What does your IT team look like?
A lean team without dedicated integration engineers will find iPaaS far more manageable day to day. ESB platforms demand ongoing technical expertise to operate well.
Do you have strict compliance or data residency requirements?
Regulated industries like healthcare and financial services often need data to stay on-premise, which still points toward ESB systems in many cases.
Are you dealing with numerous applications across cloud and on-premise environments?
A hybrid integration approach using both ESB and iPaaS tools is increasingly common in larger organizations navigating a mixed IT architecture.
The Bottom Line
ESBs and integration middleware are not competing products so much as different tools for different stages of organizational maturity and complexity. Many companies actually use both: an ESB for their core, high-stakes internal systems and iPaaS for the growing ecosystem of SaaS solutions and cloud applications surrounding it.
If your organization is earlier in its digital journey, or if speed and cost-effectiveness are the primary drivers, start with iPaaS. If you are running a large enterprise with deep legacy systems, stringent compliance needs, and the IT capacity to manage it, an ESB may still be the right backbone.
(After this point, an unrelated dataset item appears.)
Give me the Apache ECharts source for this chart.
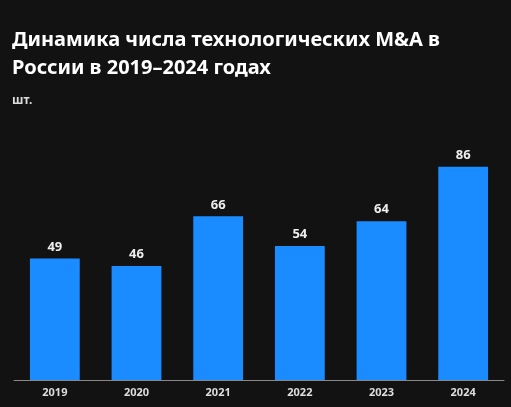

The most important thing is not picking the “right” label. It is making sure whatever you choose genuinely fits how your team works today and where you plan to be in three years.
For distributors and manufacturers, that choice often comes into sharper focus. These businesses tend to run complex ERP environments at their core, with a growing need to connect those systems to eCommerce platforms, supplier portals, and customer-facing tools.
DCKAP is built for exactly this context. As an ERP-first integration middleware solution, DCKAP is purpose-built for the distribution and manufacturing sectors, making it easier to connect your ERP to the rest of your business without the overhead of a traditional ESB or the limitations of a generic iPaaS platform. Rather than forcing your integration strategy to fit a one-size-fits-all tool, DCKAP starts where your business does: the ERP.
Frequently Asked Questions
What is the primary difference between ESB and iPaaS?
The primary difference is architectural and operational. An ESB is an on-premise, centralized infrastructure that routes all messages through a single hub, requiring significant technical expertise to manage. iPaaS is a cloud-based platform that connects various applications through pre-built connectors and APIs, with a focus on ease of use and faster deployment.
What does iPaaS stand for, and how is it different from traditional middleware solutions?
iPaaS stands for Integration Platform as a Service. Unlike traditional middleware solutions or ESB systems that require on-site infrastructure and dedicated IT teams, iPaaS platforms are delivered via the cloud with user-friendly interfaces and low-code tools, making enterprise application integration more accessible to a wider range of users.
Is iPaaS suitable for connecting on-premises applications as well as cloud services?
Yes. Most modern iPaaS platforms support hybrid integration, meaning they can connect both cloud services and on-premises applications. However, if the bulk of your integration demands involve complex on-premise systems with specialized data formats, an ESB may still offer greater flexibility and control.
Are ESB solutions becoming obsolete?
Not entirely, but their role is evolving. Traditional ESB architectures are less common in greenfield projects today, as many organizations prefer the speed and scalability of cloud integration platforms. That said, ESB systems remain a strategic advantage for large enterprises with complex legacy environments where a complete overhaul is not practical.
Can small businesses benefit from integration middleware, or is it mainly for large organizations
Integration middleware is well-suited for businesses of many sizes. While ESB platforms are typically the domain of large organizations with dedicated IT departments, iPaaS solutions are designed with ease of use and cost-effectiveness in mind, making them a practical choice for smaller teams looking to connect their cloud applications without heavy integration development investment.